Una “inside story” (reportage realizzato mescolandosi ai protagonisti della vicenda) sulla produzione dell’Iphone 5 è stata realizzata dal giornalista dell’agenzia di stampa cinese “Shangai Evening Post”, Wang Yu, e pubblicata dal Sito Internet Micgadget.com (www.micgadget.com). Il reporter si è fatto assumere dalla Foxconn, dove ha lavorato per 10 giorni. L’azienda – secondo il sito Micgadget.com – ha bisogno di 20 mila nuovi assunti per fare fronte alle richieste di produzione della Apple. L’obbiettivo di produzione è di 57 milioni di Iphone 5 all’anno.
Dopo un corso di formazione interna di 7 giorni, nel quale gli è stato inculcato il concetto di obbedienza senza obiezioni ai superiori in fabbrica, il reporter Wang Yu è stato assegnato al turno di notte, con inizio del lavoro a mezzanotte. Doveva marcare con una penna, alla catena di montaggio, un guscio di Iphone 5 modello black plate (venduto in Europa dalla Apple a circa 900 euro) ogni 3 secondi, 5 al minuto. Dopo alcune ore di lavoro Wang Yu è stato colto da dolori al collo ed al braccio. Il giornalista ha terminato il suo turno di lavoro alle 7 del mattino. Un’ora di lavoro alla Foxconn è pagata 27 yuan, circa 4 dollari.
Il clima in fabbrica è da caserma. Un operaio è stato tenuto in piedi in un angolo per 10 minuti come punizione per aver effettuato una breve sosta.

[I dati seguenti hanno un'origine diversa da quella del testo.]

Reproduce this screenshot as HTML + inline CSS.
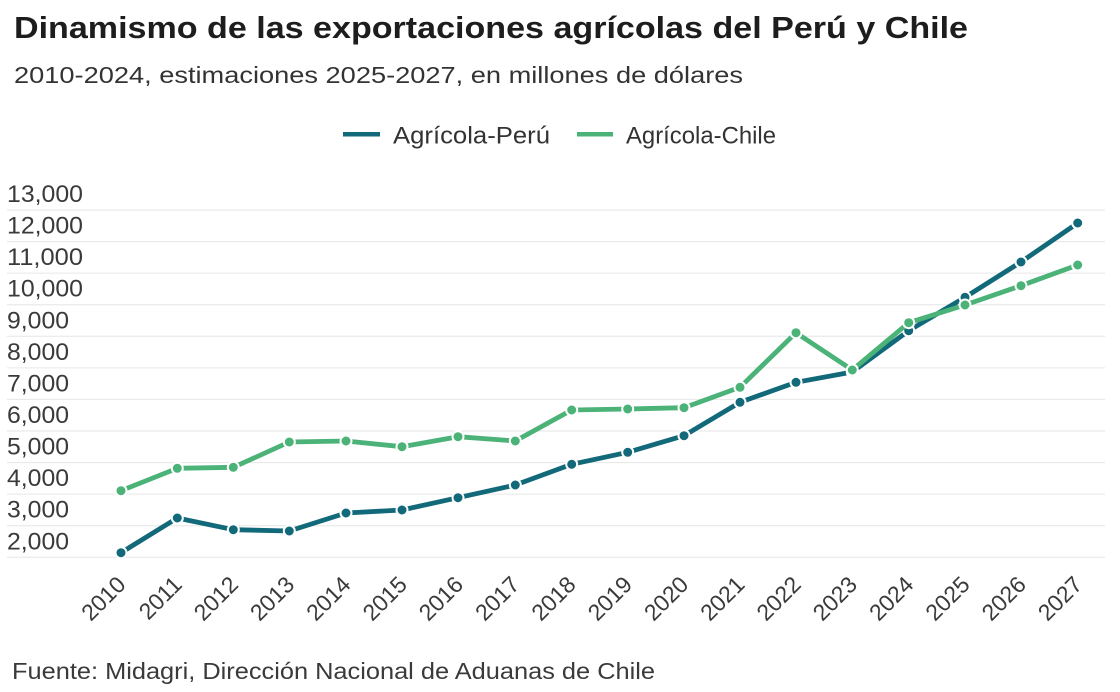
<!DOCTYPE html>
<html>
<head>
<meta charset="utf-8">
<style>
html,body{margin:0;padding:0;background:#fff;}
svg{display:block;}
text{font-family:"Liberation Sans",Arial,sans-serif;}
</style>
</head>
<body>
<svg width="1120" height="692" viewBox="0 0 1120 692" xmlns="http://www.w3.org/2000/svg">
<rect width="1120" height="692" fill="#fff"/>
<!-- Title -->
<text x="14" y="38" font-size="31" font-weight="bold" fill="#1d1d1d" textLength="954" lengthAdjust="spacingAndGlyphs">Dinamismo de las exportaciones agrícolas del Perú y Chile</text>
<text x="14" y="83" font-size="23" fill="#333" textLength="729" lengthAdjust="spacingAndGlyphs">2010-2024, estimaciones 2025-2027, en millones de dólares</text>
<!-- Legend -->
<line x1="343" y1="134.3" x2="380" y2="134.3" stroke="#12697a" stroke-width="4.5"/>
<text x="393" y="143.3" font-size="24" fill="#333" textLength="157" lengthAdjust="spacingAndGlyphs">Agrícola-Perú</text>
<line x1="577" y1="134.3" x2="613" y2="134.3" stroke="#4bb378" stroke-width="4.5"/>
<text x="626" y="143.3" font-size="24" fill="#333" textLength="150" lengthAdjust="spacingAndGlyphs">Agrícola-Chile</text>
<!-- Gridlines -->
<g stroke="#e6e6e6" stroke-width="1">
<line x1="7" x2="1105" y1="210" y2="210"/>
<line x1="7" x2="1105" y1="241.6" y2="241.6"/>
<line x1="7" x2="1105" y1="273.1" y2="273.1"/>
<line x1="7" x2="1105" y1="304.7" y2="304.7"/>
<line x1="7" x2="1105" y1="336.3" y2="336.3"/>
<line x1="7" x2="1105" y1="367.9" y2="367.9"/>
<line x1="7" x2="1105" y1="399.4" y2="399.4"/>
<line x1="7" x2="1105" y1="431" y2="431"/>
<line x1="7" x2="1105" y1="462.6" y2="462.6"/>
<line x1="7" x2="1105" y1="494.1" y2="494.1"/>
<line x1="7" x2="1105" y1="525.7" y2="525.7"/>
<line x1="7" x2="1105" y1="557.3" y2="557.3"/>
</g>
<!-- Y labels -->
<g font-size="24.5" fill="#3a3a3a">
<text x="7" y="202" textLength="76" lengthAdjust="spacingAndGlyphs">13,000</text>
<text x="7" y="233.6" textLength="76" lengthAdjust="spacingAndGlyphs">12,000</text>
<text x="7" y="265.1" textLength="76" lengthAdjust="spacingAndGlyphs">11,000</text>
<text x="7" y="296.7" textLength="76" lengthAdjust="spacingAndGlyphs">10,000</text>
<text x="7" y="328.3" textLength="62" lengthAdjust="spacingAndGlyphs">9,000</text>
<text x="7" y="359.9" textLength="62" lengthAdjust="spacingAndGlyphs">8,000</text>
<text x="7" y="391.4" textLength="62" lengthAdjust="spacingAndGlyphs">7,000</text>
<text x="7" y="423" textLength="62" lengthAdjust="spacingAndGlyphs">6,000</text>
<text x="7" y="454.6" textLength="62" lengthAdjust="spacingAndGlyphs">5,000</text>
<text x="7" y="486.1" textLength="62" lengthAdjust="spacingAndGlyphs">4,000</text>
<text x="7" y="517.7" textLength="62" lengthAdjust="spacingAndGlyphs">3,000</text>
<text x="7" y="549.3" textLength="62" lengthAdjust="spacingAndGlyphs">2,000</text>
</g>
<!-- X labels -->
<g font-size="23" fill="#3a3a3a" text-anchor="end">
<text transform="translate(127,586) rotate(-45)">2010</text>
<text transform="translate(183.3,586) rotate(-45)">2011</text>
<text transform="translate(239.5,586) rotate(-45)">2012</text>
<text transform="translate(295.8,586) rotate(-45)">2013</text>
<text transform="translate(352.1,586) rotate(-45)">2014</text>
<text transform="translate(408.4,586) rotate(-45)">2015</text>
<text transform="translate(464.6,586) rotate(-45)">2016</text>
<text transform="translate(520.9,586) rotate(-45)">2017</text>
<text transform="translate(577.2,586) rotate(-45)">2018</text>
<text transform="translate(633.5,586) rotate(-45)">2019</text>
<text transform="translate(689.8,586) rotate(-45)">2020</text>
<text transform="translate(746,586) rotate(-45)">2021</text>
<text transform="translate(802.3,586) rotate(-45)">2022</text>
<text transform="translate(858.6,586) rotate(-45)">2023</text>
<text transform="translate(914.9,586) rotate(-45)">2024</text>
<text transform="translate(971.2,586) rotate(-45)">2025</text>
<text transform="translate(1027.4,586) rotate(-45)">2026</text>
<text transform="translate(1083.7,586) rotate(-45)">2027</text>
</g>
<!-- Peru series -->
<polyline fill="none" stroke="#12697a" stroke-width="4.8" stroke-linejoin="round" points="121,552.7 177.3,518 233.3,529.7 289.3,531 346,513 402,510 458,497.7 515.3,485 571.7,464.3 627.7,452.3 684,435.7 740,402.3 796,382.3 852.3,372 908.7,330.7 965,297.3 1021,262 1077.7,223"/>
<g fill="#12697a" stroke="#fff" stroke-width="2">
<circle cx="121" cy="552.7" r="5.5"/><circle cx="177.3" cy="518" r="5.5"/><circle cx="233.3" cy="529.7" r="5.5"/><circle cx="289.3" cy="531" r="5.5"/><circle cx="346" cy="513" r="5.5"/><circle cx="402" cy="510" r="5.5"/><circle cx="458" cy="497.7" r="5.5"/><circle cx="515.3" cy="485" r="5.5"/><circle cx="571.7" cy="464.3" r="5.5"/><circle cx="627.7" cy="452.3" r="5.5"/><circle cx="684" cy="435.7" r="5.5"/><circle cx="740" cy="402.3" r="5.5"/><circle cx="796" cy="382.3" r="5.5"/><circle cx="852.3" cy="372" r="5.5"/><circle cx="908.7" cy="330.7" r="5.5"/><circle cx="965" cy="297.3" r="5.5"/><circle cx="1021" cy="262" r="5.5"/><circle cx="1077.7" cy="223" r="5.5"/>
</g>
<!-- Chile series -->
<polyline fill="none" stroke="#4bb378" stroke-width="4.8" stroke-linejoin="round" points="121,490.7 177.3,468.3 233.3,467.3 289.3,442 346,441 402,446.7 458,436.7 515.3,441 571.7,410 627.7,409 684,407.7 740,387.3 796,332.7 852.3,370 908.7,322.7 965,305 1021,285.7 1077.7,265"/>
<g fill="#4bb378" stroke="#fff" stroke-width="2">
<circle cx="121" cy="490.7" r="5.5"/><circle cx="177.3" cy="468.3" r="5.5"/><circle cx="233.3" cy="467.3" r="5.5"/><circle cx="289.3" cy="442" r="5.5"/><circle cx="346" cy="441" r="5.5"/><circle cx="402" cy="446.7" r="5.5"/><circle cx="458" cy="436.7" r="5.5"/><circle cx="515.3" cy="441" r="5.5"/><circle cx="571.7" cy="410" r="5.5"/><circle cx="627.7" cy="409" r="5.5"/><circle cx="684" cy="407.7" r="5.5"/><circle cx="740" cy="387.3" r="5.5"/><circle cx="796" cy="332.7" r="5.5"/><circle cx="852.3" cy="370" r="5.5"/><circle cx="908.7" cy="322.7" r="5.5"/><circle cx="965" cy="305" r="5.5"/><circle cx="1021" cy="285.7" r="5.5"/><circle cx="1077.7" cy="265" r="5.5"/>
</g>
<!-- Footer -->
<text x="12" y="679" font-size="23" fill="#3a3a3a" textLength="643" lengthAdjust="spacingAndGlyphs">Fuente: Midagri, Dirección Nacional de Aduanas de Chile</text>
</svg>
</body>
</html>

Il fondatore della Apple, Steve Jobs, morto nel 2011, è uno dei miti dell’intellighentsia progressista negli Usa ed in Europa. Attestazioni di stima al momento della sua morte sono venute dal presidente degli Stati Uniti, Barack Obama, e da numerosi esponenti politici anche italiani. Ai giovani il suo “stay hungry, stay foolish” (“Restate folli e affamati”) – una frase che Jobs disse di aver preso da una rivista della cosiddetta controcultura – è stato indicato come una filosofia di vita. La Apple è sponsor di diverse iniziative della cultura progressista e di sinistra negli Usa ed in Europa. Alla catena di montaggio della Foxconn – racconta il giornalista Wang Yu – gli operai e le operai ricollocavano ogni IPhone 5 sulla linea, dopo averlo lavorato, accompagnandolo con una imprecazione per reagire allo stress accumulato da ritmi e condizioni disumane di lavoro. Nel 2012 la Apple Inc. è diventata la prima produttrice di telefoni cellulari negli Usa. Gli utili sono aumentati del 94%.